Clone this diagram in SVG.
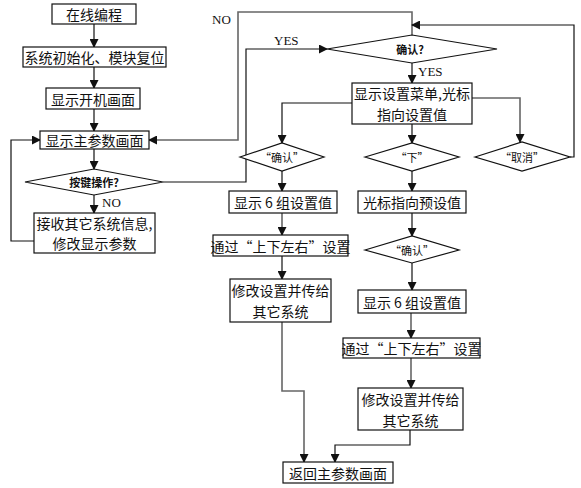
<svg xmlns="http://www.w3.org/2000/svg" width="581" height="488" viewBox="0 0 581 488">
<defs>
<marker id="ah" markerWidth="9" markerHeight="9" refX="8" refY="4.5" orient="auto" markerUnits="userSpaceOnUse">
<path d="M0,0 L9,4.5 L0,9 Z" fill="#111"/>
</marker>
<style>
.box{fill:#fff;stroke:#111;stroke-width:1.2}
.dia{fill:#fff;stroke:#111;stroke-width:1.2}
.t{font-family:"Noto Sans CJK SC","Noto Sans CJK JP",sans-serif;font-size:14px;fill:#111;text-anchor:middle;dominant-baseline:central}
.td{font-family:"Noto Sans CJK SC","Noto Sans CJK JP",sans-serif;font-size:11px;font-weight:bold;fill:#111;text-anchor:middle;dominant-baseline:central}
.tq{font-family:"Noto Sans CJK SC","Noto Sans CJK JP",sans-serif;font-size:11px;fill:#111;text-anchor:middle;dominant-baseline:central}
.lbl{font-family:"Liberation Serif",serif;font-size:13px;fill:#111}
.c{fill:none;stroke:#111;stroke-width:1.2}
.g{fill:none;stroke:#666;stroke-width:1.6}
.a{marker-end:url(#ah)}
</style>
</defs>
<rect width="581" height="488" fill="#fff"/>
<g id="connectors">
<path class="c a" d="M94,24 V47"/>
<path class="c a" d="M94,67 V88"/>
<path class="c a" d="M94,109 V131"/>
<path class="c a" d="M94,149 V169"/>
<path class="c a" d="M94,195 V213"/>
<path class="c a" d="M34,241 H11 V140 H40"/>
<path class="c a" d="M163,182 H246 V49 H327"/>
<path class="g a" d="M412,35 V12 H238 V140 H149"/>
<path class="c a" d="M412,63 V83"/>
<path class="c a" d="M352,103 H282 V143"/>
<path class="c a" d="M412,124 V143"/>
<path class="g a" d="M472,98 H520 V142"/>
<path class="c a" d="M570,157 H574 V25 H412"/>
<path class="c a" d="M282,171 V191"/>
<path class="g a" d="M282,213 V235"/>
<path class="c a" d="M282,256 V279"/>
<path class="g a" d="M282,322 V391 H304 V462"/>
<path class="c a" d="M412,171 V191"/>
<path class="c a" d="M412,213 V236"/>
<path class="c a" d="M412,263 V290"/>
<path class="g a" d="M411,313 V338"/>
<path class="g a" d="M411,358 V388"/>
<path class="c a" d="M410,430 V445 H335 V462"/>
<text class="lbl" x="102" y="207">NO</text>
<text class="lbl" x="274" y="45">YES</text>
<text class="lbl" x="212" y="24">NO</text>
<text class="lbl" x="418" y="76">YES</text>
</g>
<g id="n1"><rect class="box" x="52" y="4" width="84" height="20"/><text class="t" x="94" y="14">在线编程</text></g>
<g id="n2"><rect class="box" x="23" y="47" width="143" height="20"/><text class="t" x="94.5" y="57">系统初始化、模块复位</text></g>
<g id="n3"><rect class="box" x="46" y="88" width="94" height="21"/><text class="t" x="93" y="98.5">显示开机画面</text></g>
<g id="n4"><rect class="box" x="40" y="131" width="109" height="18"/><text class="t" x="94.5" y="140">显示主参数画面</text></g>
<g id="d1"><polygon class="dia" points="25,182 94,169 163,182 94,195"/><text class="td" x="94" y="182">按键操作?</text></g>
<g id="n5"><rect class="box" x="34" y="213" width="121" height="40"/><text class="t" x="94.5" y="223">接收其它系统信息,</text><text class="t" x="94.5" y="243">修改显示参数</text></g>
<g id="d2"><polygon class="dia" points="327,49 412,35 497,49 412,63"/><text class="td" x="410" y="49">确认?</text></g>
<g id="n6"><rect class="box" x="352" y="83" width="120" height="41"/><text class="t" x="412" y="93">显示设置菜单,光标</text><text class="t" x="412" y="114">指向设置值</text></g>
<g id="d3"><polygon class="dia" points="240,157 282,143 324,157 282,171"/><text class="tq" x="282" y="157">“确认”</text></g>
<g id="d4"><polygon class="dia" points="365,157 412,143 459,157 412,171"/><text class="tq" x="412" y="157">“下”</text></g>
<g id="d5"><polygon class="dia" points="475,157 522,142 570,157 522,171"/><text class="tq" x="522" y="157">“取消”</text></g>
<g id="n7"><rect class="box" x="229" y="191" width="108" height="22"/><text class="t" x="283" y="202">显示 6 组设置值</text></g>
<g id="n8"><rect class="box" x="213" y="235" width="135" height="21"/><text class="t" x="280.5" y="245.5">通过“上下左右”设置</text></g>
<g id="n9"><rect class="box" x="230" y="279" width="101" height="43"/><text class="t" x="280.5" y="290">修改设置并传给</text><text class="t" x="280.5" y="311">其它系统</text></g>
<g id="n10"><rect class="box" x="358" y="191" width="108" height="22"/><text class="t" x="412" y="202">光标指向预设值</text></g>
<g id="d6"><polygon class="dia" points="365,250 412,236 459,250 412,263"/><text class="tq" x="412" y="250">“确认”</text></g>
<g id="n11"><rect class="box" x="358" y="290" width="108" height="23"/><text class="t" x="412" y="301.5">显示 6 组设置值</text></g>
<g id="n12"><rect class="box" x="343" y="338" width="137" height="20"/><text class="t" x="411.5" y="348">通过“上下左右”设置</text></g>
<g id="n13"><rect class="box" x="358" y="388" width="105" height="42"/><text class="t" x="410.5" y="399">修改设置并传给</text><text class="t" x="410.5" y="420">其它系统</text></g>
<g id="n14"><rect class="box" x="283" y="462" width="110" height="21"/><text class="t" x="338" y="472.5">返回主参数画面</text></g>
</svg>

- - -

Output the material word for word, omitting its pictures.

Clone this diagram in SVG.
<svg xmlns="http://www.w3.org/2000/svg" width="581" height="488" viewBox="0 0 581 488">
<defs>
<marker id="ah" markerWidth="9" markerHeight="9" refX="8" refY="4.5" orient="auto" markerUnits="userSpaceOnUse">
<path d="M0,0 L9,4.5 L0,9 Z" fill="#111"/>
</marker>
<style>
.box{fill:#fff;stroke:#111;stroke-width:1.2}
.dia{fill:#fff;stroke:#111;stroke-width:1.2}
.t{font-family:"Noto Sans CJK SC","Noto Sans CJK JP",sans-serif;font-size:14px;fill:#111;text-anchor:middle;dominant-baseline:central}
.td{font-family:"Noto Sans CJK SC","Noto Sans CJK JP",sans-serif;font-size:11px;font-weight:bold;fill:#111;text-anchor:middle;dominant-baseline:central}
.tq{font-family:"Noto Sans CJK SC","Noto Sans CJK JP",sans-serif;font-size:11px;fill:#111;text-anchor:middle;dominant-baseline:central}
.lbl{font-family:"Liberation Serif",serif;font-size:13px;fill:#111}
.c{fill:none;stroke:#111;stroke-width:1.2}
.g{fill:none;stroke:#666;stroke-width:1.6}
.a{marker-end:url(#ah)}
</style>
</defs>
<rect width="581" height="488" fill="#fff"/>
<g id="connectors">
<path class="c a" d="M94,24 V47"/>
<path class="c a" d="M94,67 V88"/>
<path class="c a" d="M94,109 V131"/>
<path class="c a" d="M94,149 V169"/>
<path class="c a" d="M94,195 V213"/>
<path class="c a" d="M34,241 H11 V140 H40"/>
<path class="c a" d="M163,182 H246 V49 H327"/>
<path class="g a" d="M412,35 V12 H238 V140 H149"/>
<path class="c a" d="M412,63 V83"/>
<path class="c a" d="M352,103 H282 V143"/>
<path class="c a" d="M412,124 V143"/>
<path class="g a" d="M472,98 H520 V142"/>
<path class="c a" d="M570,157 H574 V25 H412"/>
<path class="c a" d="M282,171 V191"/>
<path class="g a" d="M282,213 V235"/>
<path class="c a" d="M282,256 V279"/>
<path class="g a" d="M282,322 V391 H304 V462"/>
<path class="c a" d="M412,171 V191"/>
<path class="c a" d="M412,213 V236"/>
<path class="c a" d="M412,263 V290"/>
<path class="g a" d="M411,313 V338"/>
<path class="g a" d="M411,358 V388"/>
<path class="c a" d="M410,430 V445 H335 V462"/>
<text class="lbl" x="102" y="207">NO</text>
<text class="lbl" x="274" y="45">YES</text>
<text class="lbl" x="212" y="24">NO</text>
<text class="lbl" x="418" y="76">YES</text>
</g>
<g id="n1"><rect class="box" x="52" y="4" width="84" height="20"/><text class="t" x="94" y="14">在线编程</text></g>
<g id="n2"><rect class="box" x="23" y="47" width="143" height="20"/><text class="t" x="94.5" y="57">系统初始化、模块复位</text></g>
<g id="n3"><rect class="box" x="46" y="88" width="94" height="21"/><text class="t" x="93" y="98.5">显示开机画面</text></g>
<g id="n4"><rect class="box" x="40" y="131" width="109" height="18"/><text class="t" x="94.5" y="140">显示主参数画面</text></g>
<g id="d1"><polygon class="dia" points="25,182 94,169 163,182 94,195"/><text class="td" x="94" y="182">按键操作?</text></g>
<g id="n5"><rect class="box" x="34" y="213" width="121" height="40"/><text class="t" x="94.5" y="223">接收其它系统信息,</text><text class="t" x="94.5" y="243">修改显示参数</text></g>
<g id="d2"><polygon class="dia" points="327,49 412,35 497,49 412,63"/><text class="td" x="410" y="49">确认?</text></g>
<g id="n6"><rect class="box" x="352" y="83" width="120" height="41"/><text class="t" x="412" y="93">显示设置菜单,光标</text><text class="t" x="412" y="114">指向设置值</text></g>
<g id="d3"><polygon class="dia" points="240,157 282,143 324,157 282,171"/><text class="tq" x="282" y="157">“确认”</text></g>
<g id="d4"><polygon class="dia" points="365,157 412,143 459,157 412,171"/><text class="tq" x="412" y="157">“下”</text></g>
<g id="d5"><polygon class="dia" points="475,157 522,142 570,157 522,171"/><text class="tq" x="522" y="157">“取消”</text></g>
<g id="n7"><rect class="box" x="229" y="191" width="108" height="22"/><text class="t" x="283" y="202">显示 6 组设置值</text></g>
<g id="n8"><rect class="box" x="213" y="235" width="135" height="21"/><text class="t" x="280.5" y="245.5">通过“上下左右”设置</text></g>
<g id="n9"><rect class="box" x="230" y="279" width="101" height="43"/><text class="t" x="280.5" y="290">修改设置并传给</text><text class="t" x="280.5" y="311">其它系统</text></g>
<g id="n10"><rect class="box" x="358" y="191" width="108" height="22"/><text class="t" x="412" y="202">光标指向预设值</text></g>
<g id="d6"><polygon class="dia" points="365,250 412,236 459,250 412,263"/><text class="tq" x="412" y="250">“确认”</text></g>
<g id="n11"><rect class="box" x="358" y="290" width="108" height="23"/><text class="t" x="412" y="301.5">显示 6 组设置值</text></g>
<g id="n12"><rect class="box" x="343" y="338" width="137" height="20"/><text class="t" x="411.5" y="348">通过“上下左右”设置</text></g>
<g id="n13"><rect class="box" x="358" y="388" width="105" height="42"/><text class="t" x="410.5" y="399">修改设置并传给</text><text class="t" x="410.5" y="420">其它系统</text></g>
<g id="n14"><rect class="box" x="283" y="462" width="110" height="21"/><text class="t" x="338" y="472.5">返回主参数画面</text></g>
</svg>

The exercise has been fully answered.